| TASK |
Leaving out every picture, retype the lines below from the top through the one that contains "var y = d3.scaleLinear().domain([-10, 10]).range([367, 140]);".

| PROVIDED DATA |
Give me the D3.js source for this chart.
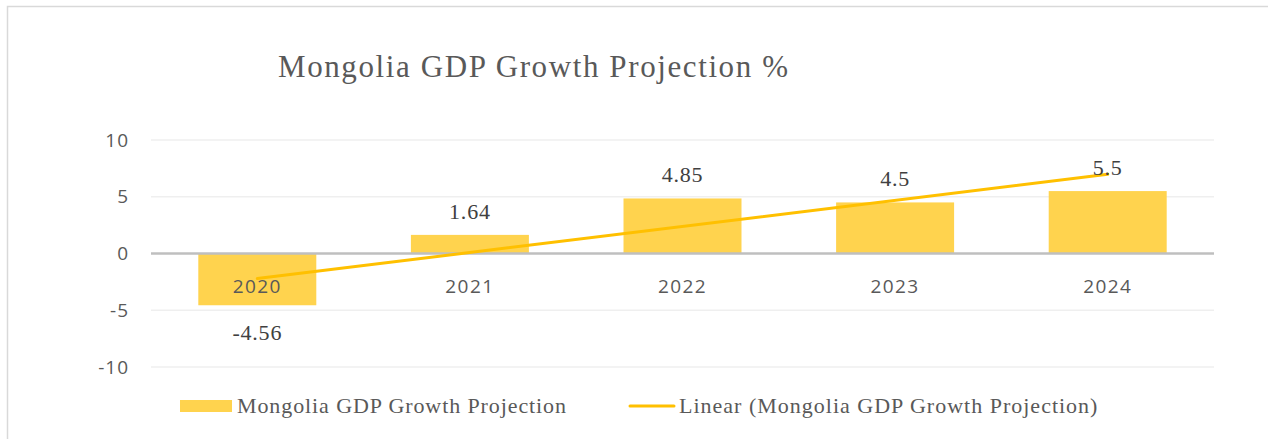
<!DOCTYPE html>
<html>
<head>
<meta charset="utf-8">
<script src="https://cdn.jsdelivr.net/npm/d3@7"></script>
<style>
  body { margin: 0; background: #fff; }
</style>
</head>
<body>
<svg id="chart" width="1268" height="439"></svg>
<script>
// chart data
var years = ['2020', '2021', '2022', '2023', '2024'];
var growth = [-4.56, 1.64, 4.85, 4.5, 5.5];
var yTicks = [-10, -5, 0, 5, 10];

var svg = d3.select('#chart');
var sans = '"Open Sans", "Noto Sans", sans-serif';
var serif = '"Liberation Serif", "DejaVu Serif", serif';
var textColor = '#595959';

// outer frame (only top and left edges visible)
svg.append('path')
    .attr('d', 'M7.5,439 L7.5,6.5 L1268,6.5')
    .attr('fill', 'none')
    .attr('stroke', '#d9d9d9')
    .attr('stroke-width', 1.5);

var left = 151, right = 1214;
var x = d3.scaleBand().domain(years).range([left, right]).paddingInner(0.445).paddingOuter(0.2225);
var y = d3.scaleLinear().domain([-10, 10]).range([367, 140]);

// title
svg.append('text')
    .attr('x', 278).attr('y', 77)
    .attr('font-family', serif).attr('font-size', 31)
    .attr('fill', textColor)
    .attr('letter-spacing', 1.6)
    .text('Mongolia GDP Growth Projection %');

// gridlines
svg.selectAll('.grid').data(yTicks.filter(function(t) { return t !== 0; }))
    .enter().append('line')
    .attr('x1', left).attr('x2', right)
    .attr('y1', function(d) { return y(d); }).attr('y2', function(d) { return y(d); })
    .attr('stroke', '#efefef').attr('stroke-width', 1.5);

// y tick labels
svg.selectAll('.ytick').data(yTicks).enter().append('text')
    .attr('x', 129).attr('y', function(d) { return y(d); })
    .attr('dy', '0.35em')
    .attr('text-anchor', 'end')
    .attr('font-family', sans).attr('font-size', 19)
    .attr('letter-spacing', 1)
    .attr('fill', textColor)
    .text(function(d) { return d; });

// bars
svg.selectAll('.bar').data(growth).enter().append('rect')
    .attr('x', function(d, i) { return x(years[i]); })
    .attr('width', x.bandwidth())
    .attr('y', function(d) { return y(Math.max(0, d)); })
    .attr('height', function(d) { return Math.abs(y(d) - y(0)); })
    .attr('fill', '#ffd34e');

// zero line
svg.append('line')
    .attr('x1', left).attr('x2', right)
    .attr('y1', y(0)).attr('y2', y(0))
    .attr('stroke', '#bfbfbf').attr('stroke-width', 2.5);

// category labels
svg.selectAll('.cat').data(years).enter().append('text')
    .attr('x', function(d) { return x(d) + x.bandwidth() / 2; })
    .attr('y', 293)
    .attr('text-anchor', 'middle')
    .attr('font-family', sans).attr('font-size', 19)
    .attr('letter-spacing', 1.4)
    .attr('fill', textColor)
    .text(function(d) { return d; });

// linear trend line (least squares over the category index)
var n = growth.length;
var xs = d3.range(1, n + 1);
var mx = d3.mean(xs), my = d3.mean(growth);
var slope = d3.sum(xs, function(v, i) { return (v - mx) * (growth[i] - my); }) /
            d3.sum(xs, function(v) { return (v - mx) * (v - mx); });
var icpt = my - slope * mx;
var cx = function(i) { return x(years[i]) + x.bandwidth() / 2; };

svg.append('line')
    .attr('x1', cx(0)).attr('y1', y(icpt + slope * 1))
    .attr('x2', cx(n - 1)).attr('y2', y(icpt + slope * n))
    .attr('stroke', '#ffc000').attr('stroke-width', 3)
    .attr('stroke-linecap', 'round');

// data labels
svg.selectAll('.val').data(growth).enter().append('text')
    .attr('x', function(d, i) { return cx(i); })
    .attr('y', function(d) { return d < 0 ? y(d) + 35 : y(d) - 16; })
    .attr('text-anchor', 'middle')
    .attr('font-family', serif).attr('font-size', 22)
    .attr('letter-spacing', 0.8)
    .attr('fill', '#404040')
    .text(function(d) { return d; });

// legend
svg.append('rect')
    .attr('x', 180).attr('y', 400).attr('width', 52).attr('height', 12)
    .attr('fill', '#ffd34e');
svg.append('text')
    .attr('x', 237).attr('y', 413)
    .attr('font-family', serif).attr('font-size', 22)
    .attr('letter-spacing', 0.9)
    .attr('fill', textColor)
    .text('Mongolia GDP Growth Projection');

svg.append('line')
    .attr('x1', 630).attr('x2', 674).attr('y1', 406).attr('y2', 406)
    .attr('stroke', '#ffc000').attr('stroke-width', 3)
    .attr('stroke-linecap', 'round');
svg.append('text')
    .attr('x', 679).attr('y', 413)
    .attr('font-family', serif).attr('font-size', 22)
    .attr('letter-spacing', 1.0)
    .attr('fill', textColor)
    .text('Linear (Mongolia GDP Growth Projection)');
</script>
</body>
</html>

| TASK SOLUTION |
Give me the D3.js source for this chart.
<!DOCTYPE html>
<html>
<head>
<meta charset="utf-8">
<script src="https://cdn.jsdelivr.net/npm/d3@7"></script>
<style>
  body { margin: 0; background: #fff; }
</style>
</head>
<body>
<svg id="chart" width="1268" height="439"></svg>
<script>
// chart data
var years = ['2020', '2021', '2022', '2023', '2024'];
var growth = [-4.56, 1.64, 4.85, 4.5, 5.5];
var yTicks = [-10, -5, 0, 5, 10];

var svg = d3.select('#chart');
var sans = '"Open Sans", "Noto Sans", sans-serif';
var serif = '"Liberation Serif", "DejaVu Serif", serif';
var textColor = '#595959';

// outer frame (only top and left edges visible)
svg.append('path')
    .attr('d', 'M7.5,439 L7.5,6.5 L1268,6.5')
    .attr('fill', 'none')
    .attr('stroke', '#d9d9d9')
    .attr('stroke-width', 1.5);

var left = 151, right = 1214;
var x = d3.scaleBand().domain(years).range([left, right]).paddingInner(0.445).paddingOuter(0.2225);
var y = d3.scaleLinear().domain([-10, 10]).range([367, 140]);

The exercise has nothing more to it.